Jean 4, 5-15.19b-26.39a.40-42 En ce temps-là, Jésus arriva à une ville de Samarie, appelée Sykar, près du terrain que Jacob avait donné à son fils Joseph. Là se trouvait le puits de Jacob. Jésus, fatigué par la route, s’était donc assis près de la source. C’était la sixième heure, environ midi. Arrive une femme de Samarie, qui venait puiser de l’eau. Jésus lui dit : « Donne-moi à boire. » En effet, ses disciples étaient partis à la ville pour acheter des provisions. La Samaritaine lui dit : « Comment ! Toi, un Juif, tu me demandes à boire, à moi, une Samaritaine ? » – En effet, les Juifs ne fréquentent pas les Samaritains. Jésus lui répondit : « Si tu savais le don de Dieu et qui est celui qui te dit : ‘Donne-moi à boire’, c’est toi qui lui aurais demandé, et il t’aurait donné de l’eau vive. » Elle lui dit : « Seigneur, tu n’as rien pour puiser, et le puits est profond. D’où as-tu donc cette eau vive ? Serais-tu plus grand que notre père Jacob qui nous a donné ce puits, et qui en a bu lui-même, avec ses fils et ses bêtes ? » Jésus lui répondit : « Quiconque boit de cette eau aura de nouveau soif ; mais celui qui boira de l’eau que moi je lui donnerai n’aura plus jamais soif ; et l’eau que je lui donnerai deviendra en lui une source d’eau jaillissant pour la vie éternelle. » La femme lui dit « Seigneur, donne-moi de cette eau, que je n’aie plus soif, et que je n’aie plus à venir ici pour puiser. Je vois que tu es un prophète !... Eh bien ! Nos pères ont adoré sur la montagne qui est là, et vous, les Juifs, vous dites que le lieu où il faut adorer est à Jérusalem. » Jésus lui dit : « Femme, crois-moi : l’heure vient où vous n’irez plus ni sur cette montagne ni à Jérusalem pour adorer le Père. Vous, vous adorez ce que vous ne connaissez pas ; nous, nous adorons ce que nous connaissons, car le salut vient des Juifs. Mais l’heure vient – et c’est maintenant – où les vrais adorateurs adoreront le Père en esprit et vérité : tels sont les adorateurs que recherche le Père. Dieu est esprit, et ceux qui l’adorent, c’est en esprit et vérité qu’ils doivent l’adorer. » La femme lui dit : « Je sais qu’il vient, le Messie, celui qu’on appelle Christ. Quand il viendra, c’est lui qui nous fera connaître toutes choses. » Jésus lui dit : « Je le suis, moi qui te parle. »
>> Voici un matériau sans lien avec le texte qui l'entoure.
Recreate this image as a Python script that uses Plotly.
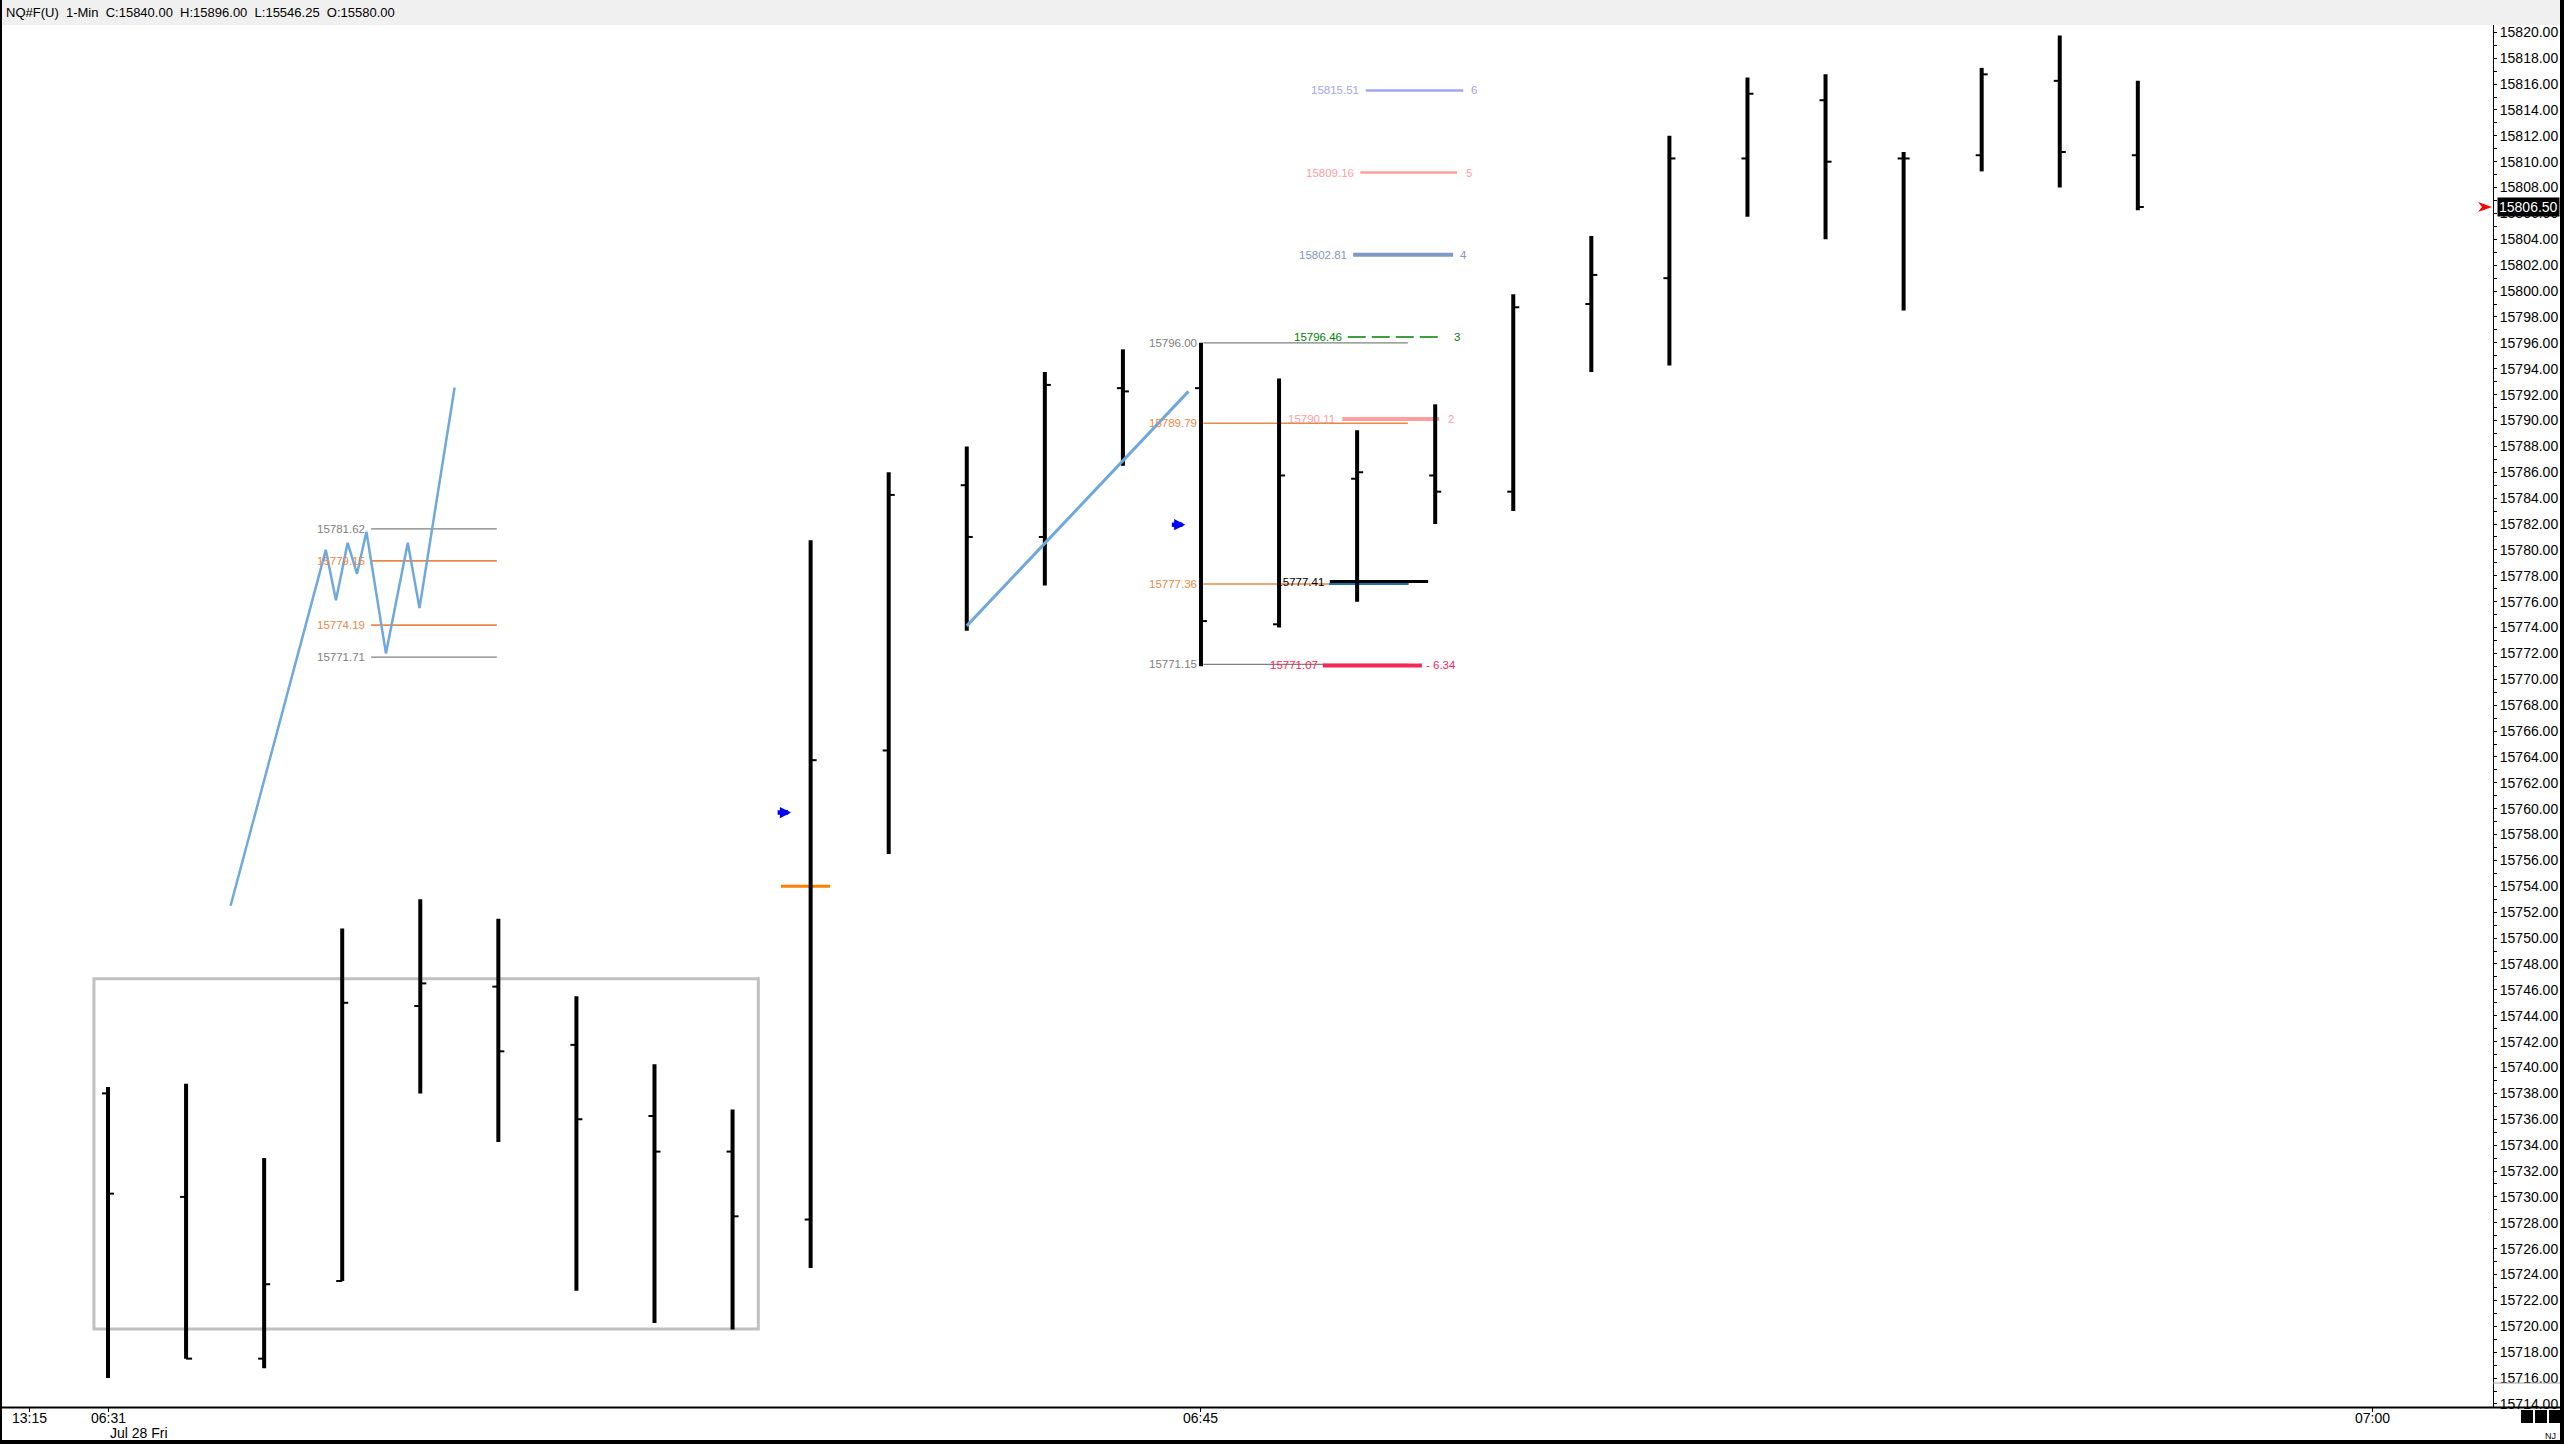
import plotly.graph_objects as go

W, H = 2564, 1444
FONT = "Liberation Sans, Arial, sans-serif"
LBL = "Liberation Sans, Arial, sans-serif"

# ---- data -------------------------------------------------------------
# x = minute slot on the chart (0 = 13:15 prior session, 1 = 06:31 ... 30 = 07:00)
bar_x = list(range(1, 28))
opens = [15738.00, 15730.00, 15717.50, 15723.50, 15744.75, 15746.25, 15741.75, 15736.25, 15733.50,
         15728.25, 15764.50, 15785.00, 15781.00, 15792.50, 15792.50, 15774.25, 15785.50, 15785.75,
         15784.50, 15799.00, 15801.00, 15810.25, 15814.75, 15810.25, 15810.50, 15816.25, 15810.50]
highs = [15738.50, 15738.75, 15733.00, 15750.75, 15753.00, 15751.50, 15745.50, 15740.25, 15736.75,
         15780.75, 15786.00, 15788.00, 15793.75, 15795.50, 15796.00, 15793.25, 15789.25, 15791.25,
         15799.75, 15804.25, 15812.00, 15816.50, 15816.75, 15810.75, 15817.25, 15819.75, 15816.25]
lows = [15716.00, 15717.50, 15716.75, 15723.50, 15738.00, 15734.25, 15722.75, 15720.25, 15719.75,
        15724.50, 15756.50, 15773.75, 15777.25, 15786.50, 15771.00, 15774.00, 15776.00, 15782.00,
        15783.00, 15793.75, 15794.25, 15805.75, 15804.00, 15798.50, 15809.25, 15808.00, 15806.25]
closes = [15730.25, 15717.50, 15723.25, 15745.00, 15746.50, 15741.25, 15736.00, 15733.50, 15728.50,
          15763.75, 15784.25, 15781.00, 15792.75, 15792.25, 15774.50, 15785.75, 15786.00, 15784.50,
          15798.75, 15801.25, 15810.25, 15815.25, 15810.00, 15810.25, 15816.75, 15810.75, 15806.50]
last_price = 15806.50

time_ticks = [0, 1, 15, 30]
time_text = ["13:15", "06:31", "06:45", "07:00"]
date_text = "Jul 28 Fri"
header_text = "NQ#F(U)\u00a0\u00a01-Min\u00a0\u00a0C:15840.00\u00a0\u00a0H:15896.00\u00a0\u00a0L:15546.25\u00a0\u00a0O:15580.00"

# drawing tools on the chart
box_x = [0.82, 9.33]
box_y = [15719.80, 15746.85]

zig_x = [2.57, 3.79, 3.92, 4.07, 4.19, 4.31, 4.56, 4.84, 4.99, 5.44]
zig_y = [15752.50, 15780.00, 15776.10, 15780.55, 15778.15, 15781.40, 15772.00, 15780.55, 15775.50, 15792.55]

fib_a_levels = [15781.62, 15779.15, 15774.19, 15771.71]
fib_a_x = [4.37, 5.98]
fib_a_lbl_x = 4.30

fib_b_levels = [15796.00, 15789.79, 15777.36, 15771.15]
fib_b_x = [15.03, 17.65]
fib_b_lbl_x = 14.96

trend_x = [12.00, 14.84]
trend_y = [15774.13, 15792.25]

mark_x = [9.62, 10.25]
mark_y = 15754.00

arrow_x = [9.75, 14.80]
arrow_y = [15759.70, 15781.95]

lvl_prices = [15815.51, 15809.16, 15802.81, 15796.46, 15790.11, 15771.07]
lvl_tags = ["6", "5", "4", "3", "2", "- 6.34"]
lvl_x0 = [17.11, 17.04, 16.95, 16.88, 16.81, 16.56]
lvl_x1 = [18.36, 18.28, 18.23, 18.04, 18.05, 17.83]
lvl_lbl_x = [17.04, 16.97, 16.88, 16.82, 16.73, 16.51]
lvl_tag_x = [18.45, 18.38, 18.31, 18.23, 18.15, 17.87]
lvl_colors = ["#a2a4f6", "#ff9e9e", "#7f98c4", "#008000", "#ff9e9e", "#f5285a"]
lvl_widths = [2.5, 2.5, 4, 1.5, 4, 4]
lvl_dash = ["solid", "solid", "solid", "18px,6px", "solid", "solid"]

mid_price = 15777.41
mid_lbl_x = 16.58
mid_black_x = [16.65, 17.91]
mid_black_y = 15777.55
mid_blue_x = [16.64, 17.66]
mid_blue_y = 15777.36

# ---- layout geometry (pixels) ------------------------------------------
PLOT_RIGHT = 2493
PLOT_TOP = 26
PLOT_BOTTOM = 1407
SLOT1_PX = 108
SLOT_PX = 78.07
PX_PER_PT = 12.94
Y15820_PX = 32.3

x_lo = 1 + (0 - SLOT1_PX) / SLOT_PX
x_hi = 1 + (PLOT_RIGHT - SLOT1_PX) / SLOT_PX
y_hi = 15820 + (Y15820_PX - PLOT_TOP) / PX_PER_PT
y_lo = 15820 - (PLOT_BOTTOM - Y15820_PX) / PX_PER_PT


def px(x):
    return x / W


def py(y):
    return 1 - y / H


GRAY = "#808080"
ORANGE = "#e8894a"
ZIG = "#6fa8dc"
TICK = 0.077

fig = go.Figure()


def seg(xs, ys, color, width, dash="solid"):
    fig.add_trace(go.Scatter(x=xs, y=ys, mode="lines",
                             line=dict(color=color, width=width, dash=dash),
                             hoverinfo="skip", showlegend=False))


def label(x, y, text, color, anchor="right"):
    fig.add_annotation(x=x, y=y, text=text, showarrow=False, xanchor=anchor,
                       yanchor="middle", borderpad=0,
                       font=dict(family=LBL, size=11.5, color=color))


# fib on the zigzag
for i, lvl in enumerate(fib_a_levels):
    col = GRAY if i in (0, 3) else ORANGE
    seg(fib_a_x, [lvl, lvl], col, 1.2 if col == GRAY else 1.6)
    label(fib_a_lbl_x, lvl, f"{lvl:.2f}", col)

# fib on the 06:45 bar
for i, lvl in enumerate(fib_b_levels):
    col = GRAY if i in (0, 3) else ORANGE
    seg(fib_b_x, [lvl, lvl], col, 1.2 if col == GRAY else 1.6)
    label(fib_b_lbl_x, lvl, f"{lvl:.2f}", col)

# numbered target levels
for p, tag, x0, x1, lx, tx, col, w, d in zip(lvl_prices, lvl_tags, lvl_x0, lvl_x1, lvl_lbl_x,
                                            lvl_tag_x, lvl_colors, lvl_widths, lvl_dash):
    seg([x0, x1], [p, p], col, w, d)
    label(lx, p, f"{p:.2f}", col)
    label(tx, p, tag, col, anchor="left")

seg(mid_blue_x, [mid_blue_y, mid_blue_y], "#1f6fb0", 2)
seg(mid_black_x, [mid_black_y, mid_black_y], "black", 3)
fig.add_trace(go.Scatter(x=[mid_lbl_x], y=[mid_price], mode="text", text=[f"{mid_price:.2f}"],
                         textposition="middle left", hoverinfo="skip", showlegend=False,
                         textfont=dict(family=LBL, size=11.5, color="black")))

seg(mark_x, [mark_y, mark_y], "#ff8000", 3)

# OHLC bars
v_x, v_y, o_x, o_y, c_x, c_y = [], [], [], [], [], []
for x, o, h, l, c in zip(bar_x, opens, highs, lows, closes):
    v_x += [x, x, None]
    v_y += [l, h, None]
    o_x += [x - TICK, x, None]
    o_y += [o, o, None]
    c_x += [x, x + TICK, None]
    c_y += [c, c, None]
seg(v_x, v_y, "black", 4)
seg(o_x, o_y, "black", 2)
seg(c_x, c_y, "black", 2)

# trend lines on top
seg(trend_x, trend_y, ZIG, 3)
seg(zig_x, zig_y, ZIG, 2.5)

for ax_, ay_ in zip(arrow_x, arrow_y):
    fig.add_annotation(x=ax_, y=ay_, text="", showarrow=True, ax=-15, ay=0,
                       arrowhead=2, arrowsize=0.5, arrowwidth=4.5, arrowcolor="#0000ff", standoff=0)

shapes = [
    dict(type="rect", xref="x", yref="y", x0=box_x[0], x1=box_x[1], y0=box_y[0], y1=box_y[1],
         line=dict(color="#c0c0c0", width=3), layer="below"),
    # header band
    dict(type="rect", xref="paper", yref="paper", x0=0, x1=1, y0=py(25), y1=1,
         fillcolor="#f0f0f0", line=dict(width=0), layer="below"),
    # axis lines
    dict(type="line", xref="paper", yref="paper", x0=0, x1=px(2560), y0=py(PLOT_BOTTOM + 0.5),
         y1=py(PLOT_BOTTOM + 0.5), line=dict(color="black", width=2)),
    dict(type="line", xref="paper", yref="paper", x0=px(PLOT_RIGHT + 0.5), x1=px(PLOT_RIGHT + 0.5),
         y0=py(25), y1=py(PLOT_BOTTOM), line=dict(color="black", width=1)),
    dict(type="line", xref="paper", yref="paper", x0=px(PLOT_RIGHT), x1=px(2560),
         y0=py(1383), y1=py(1383), line=dict(color="#a0a0a0", width=1)),
    # frame
    dict(type="rect", xref="paper", yref="paper", x0=0, x1=px(2), y0=0, y1=1,
         fillcolor="black", line=dict(width=0)),
    dict(type="rect", xref="paper", yref="paper", x0=px(2560), x1=1, y0=0, y1=1,
         fillcolor="black", line=dict(width=0)),
    dict(type="rect", xref="paper", yref="paper", x0=0, x1=1, y0=0, y1=py(1440),
         fillcolor="black", line=dict(width=0)),
    # current price pointer
    dict(type="path", xref="paper", yref="paper",
         path=f"M {px(2478)},{py(202)} L {px(2492)},{py(207)} L {px(2478)},{py(212)} L {px(2482)},{py(207)} Z",
         fillcolor="#ff0000", line=dict(width=0)),
]
for sx in (2521, 2535, 2549):
    shapes.append(dict(type="rect", xref="paper", yref="paper", x0=px(sx), x1=px(sx + 12),
                       y0=py(1423), y1=py(1410), fillcolor="black", line=dict(width=0)))

annotations = [
    dict(x=px(4), y=py(12.5), xref="paper", yref="paper", text=header_text, showarrow=False,
         xanchor="left", yanchor="middle", font=dict(family=FONT, size=13, color="black")),
    dict(x=px(108), y=py(1433), xref="paper", yref="paper", text=date_text, showarrow=False,
         xanchor="left", yanchor="middle", font=dict(family=FONT, size=14, color="black")),
    dict(x=px(2497), y=py(207), xref="paper", yref="paper", text=f"{last_price:.2f}", showarrow=False,
         xanchor="left", yanchor="middle", bgcolor="black", borderpad=1,
         font=dict(family=FONT, size=14, color="white")),
    dict(x=px(2558), y=py(1436), xref="paper", yref="paper", text="NJ", showarrow=False,
         xanchor="right", yanchor="middle", font=dict(family=FONT, size=9, color="black")),
]
# time labels drawn just under the axis line
for tv, tt in zip(time_ticks, time_text):
    annotations.append(dict(x=tv, y=py(1418), xref="x", yref="paper", text=tt, showarrow=False,
                            xanchor="center", yanchor="middle",
                            font=dict(family=FONT, size=14, color="black")))

fig.update_layout(
    width=W, height=H, autosize=False,
    margin=dict(l=0, r=0, t=0, b=0, pad=0),
    paper_bgcolor="white", plot_bgcolor="white",
    showlegend=False, template="none",
    shapes=shapes,
    xaxis=dict(domain=[0, px(PLOT_RIGHT)], range=[x_lo, x_hi], tickvals=time_ticks,
               showticklabels=False, ticks="outside", ticklen=4, tickcolor="black",
               showgrid=False, zeroline=False, showline=False, automargin=False),
    yaxis=dict(domain=[py(PLOT_BOTTOM), py(PLOT_TOP)], range=[y_lo, y_hi], side="right",
               tick0=15714, dtick=2, tickformat=".2f", ticks="outside", ticklen=3,
               tickcolor="black", showgrid=False, zeroline=False, showline=False,
               automargin=False, tickfont=dict(family=FONT, size=14, color="black"),
               minor=dict(dtick=1, ticks="outside", ticklen=3, tickcolor="black", showgrid=False)),
)
for a in annotations:
    fig.add_annotation(**a)

fig.write_html("out.html", config={"displayModeBar": False},
               post_script="document.body.style.margin='0';document.body.style.overflow='hidden';")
Beaucoup de Samaritains de cette ville crurent en Jésus. Lorsqu’ils arrivèrent auprès de lui, ils l’invitèrent à demeurer chez eux. Il y demeura deux jours. Ils furent encore beaucoup plus nombreux à croire à cause de sa parole à lui, et ils disaient à la femme : « Ce n’est plus à cause de ce que tu nous as dit que nous croyons : nous-mêmes, nous l’avons entendu, et nous savons que c’est vraiment lui le Sauveur du monde. »

Au cours de ce Carême 2017, nous nous mettons à l’écoute de Celui qui est la vie, cette vie qui se déploie de la bios jusqu’à la zoé en passant par la psuché comme nous l’avons vu en contemplant Jésus au désert avec les tentations. Celui-ci manifeste le mystère de la Vie dans une simple vie d’homme après la Transfiguration. Et, par-là, il nous aide ainsi à entrer nous-même dans le mouvement de la Vie. Il en est bien ainsi dans cette rencontre avec la Samaritaine, où il demande, il donne et se situe comme le Messie.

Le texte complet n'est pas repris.